What the heck does Gruman's do to get their staff so stoked about smoked meat? Want to find out? Take a bite of one of a Gruman's sandwich - you will know immediately! *Caution* You may need to dislocated your jaw first.
A regular Reuben comes stuffed with 7 oz. of thick sliced smoked meat greatness. If you're feeling zaney, 'Zadie' size if for $2 and get 2 more ounces shoved in there. 9 oz. Reuben, friends. Prepare yourself!
Want to be a star of you office? Gruman's does catering. Order from them. I'm sure they have some sort of options for the outspoken veggies in your office, but I don't know what they are. Ma
Their Smoked Meat Poutine is unreal. The smoked meat is a bonus, but this poutine really holds its own. I want to go on a "gravy only" cleanse diet and carry a water bottle of it around with me wherever I go. I tried to wait until noone was watching before I tongue-bathed that plate clean. To be completely honest, I don't even care who saw. We're in love!!
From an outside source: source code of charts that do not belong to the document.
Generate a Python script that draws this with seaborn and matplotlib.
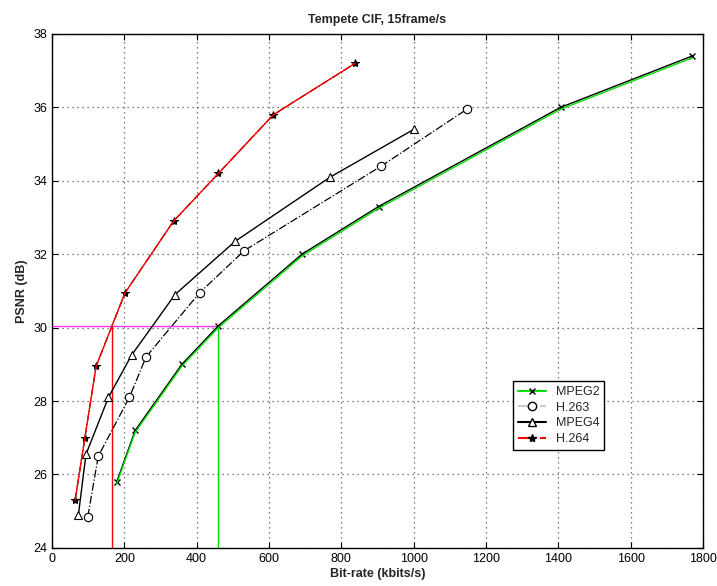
import numpy as np
import pandas as pd
import matplotlib
matplotlib.use("Agg")
import matplotlib.pyplot as plt
from matplotlib.lines import Line2D
import seaborn as sns

# rate-distortion points
mpeg2_rate = [179, 230, 359, 460, 691, 903, 1406, 1770]
mpeg2_psnr = [25.8, 27.2, 29.0, 30.05, 32.0, 33.3, 36.0, 37.4]

h263_rate = [99, 128, 214, 260, 408, 532, 910, 1147]
h263_psnr = [24.85, 26.5, 28.1, 29.2, 30.95, 32.1, 34.4, 35.95]

mpeg4_rate = [73, 94, 156, 220, 340, 506, 769, 1000]
mpeg4_psnr = [24.9, 26.55, 28.1, 29.25, 30.9, 32.35, 34.1, 35.4]

h264_rate = [64, 91, 122, 202, 336, 460, 612, 838]
h264_psnr = [25.3, 27.0, 28.95, 30.95, 32.9, 34.2, 35.8, 37.2]

# equal-quality reference at 30 dB
ref_psnr = 30.05
ref_rate_h264 = 165
ref_rate_mpeg2 = 460

sns.set_style("white")
plt.rcParams["font.family"] = ["Liberation Sans", "DejaVu Sans"]

fig = plt.figure(figsize=(7.17, 5.86), dpi=100)
ax = fig.add_axes([0.0725, 0.065, 0.908, 0.877])

# MPEG2: black line with x markers, green curve on top
sns.lineplot(x=mpeg2_rate, y=mpeg2_psnr, ax=ax, sort=False, color="black",
             linewidth=1.0, marker="x", markersize=5, markeredgecolor="black",
             markeredgewidth=1.0, zorder=3)
sns.lineplot(x=mpeg2_rate, y=[p - 0.05 for p in mpeg2_psnr], ax=ax, sort=False,
             color="#00dd00", linewidth=1.0, zorder=4)

# H.263: dash-dot with open circles
sns.lineplot(x=h263_rate, y=h263_psnr, ax=ax, sort=False, color="black",
             linewidth=0.9, linestyle="-.", marker="o", markersize=6,
             markerfacecolor="white", markeredgecolor="black",
             markeredgewidth=0.8, zorder=3)

# MPEG4: solid with open triangles
sns.lineplot(x=mpeg4_rate, y=mpeg4_psnr, ax=ax, sort=False, color="black",
             linewidth=1.0, marker="^", markersize=6, markerfacecolor="white",
             markeredgecolor="black", markeredgewidth=0.8, zorder=3)

# H.264: red curve with star markers
sns.lineplot(x=h264_rate, y=h264_psnr, ax=ax, sort=False, color="black",
             linewidth=0.9, linestyle="-.", marker="*", markersize=6,
             markeredgecolor="black", markerfacecolor="black", zorder=3)
sns.lineplot(x=h264_rate, y=h264_psnr, ax=ax, sort=False, color="red",
             linewidth=1.0, zorder=4)

# equal-quality markers
ax.plot([0, ref_rate_mpeg2], [ref_psnr, ref_psnr], color="#ff33ff", linewidth=1.0, zorder=2)
ax.plot([ref_rate_h264, ref_rate_h264], [24, ref_psnr], color="red", linewidth=1.0, zorder=2)
ax.plot([ref_rate_mpeg2, ref_rate_mpeg2], [24, ref_psnr], color="#00dd00", linewidth=1.0, zorder=2)

ax.set_xlim(0, 1800)
ax.set_ylim(24, 38)
ax.set_xticks(np.arange(0, 1801, 200))
ax.set_yticks(np.arange(24, 39, 2))
ax.grid(True, color="#555555", linestyle=(0, (1, 3)), linewidth=0.9)
ax.tick_params(direction="in", length=4, labelsize=9, top=True, right=True,
               bottom=True, left=True, colors="black")
for s in ax.spines.values():
    s.set_color("black")
    s.set_linewidth(1.0)

ax.set_title("Tempete CIF, 15frame/s", fontsize=9, fontweight="bold", pad=8)
ax.set_xlabel("Bit-rate (kbits/s)", fontsize=9, fontweight="bold", labelpad=2)
ax.set_ylabel("PSNR (dB)", fontsize=9, fontweight="bold", labelpad=4)

handles = [
    Line2D([], [], color="#00dd00", marker="x", markeredgecolor="black", markersize=5),
    Line2D([], [], color="#cccccc", linestyle="-.", marker="o", markerfacecolor="white",
           markeredgecolor="black", markersize=6),
    Line2D([], [], color="black", marker="^", markerfacecolor="white",
           markeredgecolor="black", markersize=6),
    Line2D([], [], color="red", linestyle="-.", marker="*", markerfacecolor="black",
           markeredgecolor="black", markersize=6),
]
ax.legend(handles, ["MPEG2", "H.263", "MPEG4", "H.264"], loc="lower left",
          bbox_to_anchor=(0.699, 0.178), fontsize=9, frameon=True, fancybox=False,
          edgecolor="black", framealpha=1, handlelength=2.2, borderpad=0.4,
          labelspacing=0.3)

fig.savefig("out.png", dpi=100)
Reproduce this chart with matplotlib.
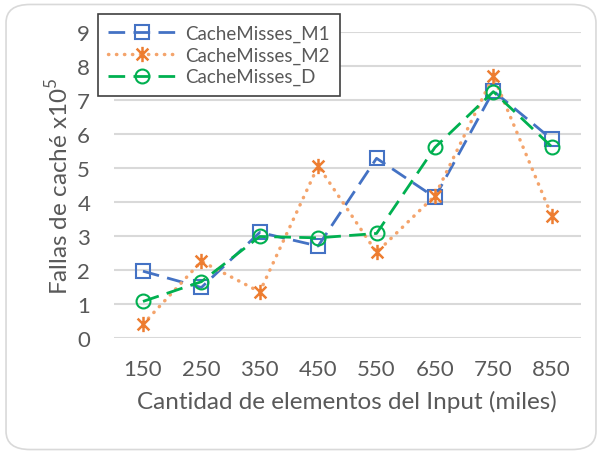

Things to know: There's a parking lot in front of Gruman's but you don't get to park in it. It's sort of unfortunate as there's only a few street parking spaces out front along the one-way street. I wish who ever owned the lot would be willing to let Gruman's have parking spaces in exchange for sandwiches. Everyone would win!
They're only open until 3:30 so you can get Smoked Meat Breakfast Poutine in the morning, a Reuben for lunch, but you'll have to skip picking up your 3rd straight smoked meat meal on the way home.
Maybe it's a mad rush over the lunch hour, but during the non-peak times I've been to Gruman's I've pretty much had the place to myself.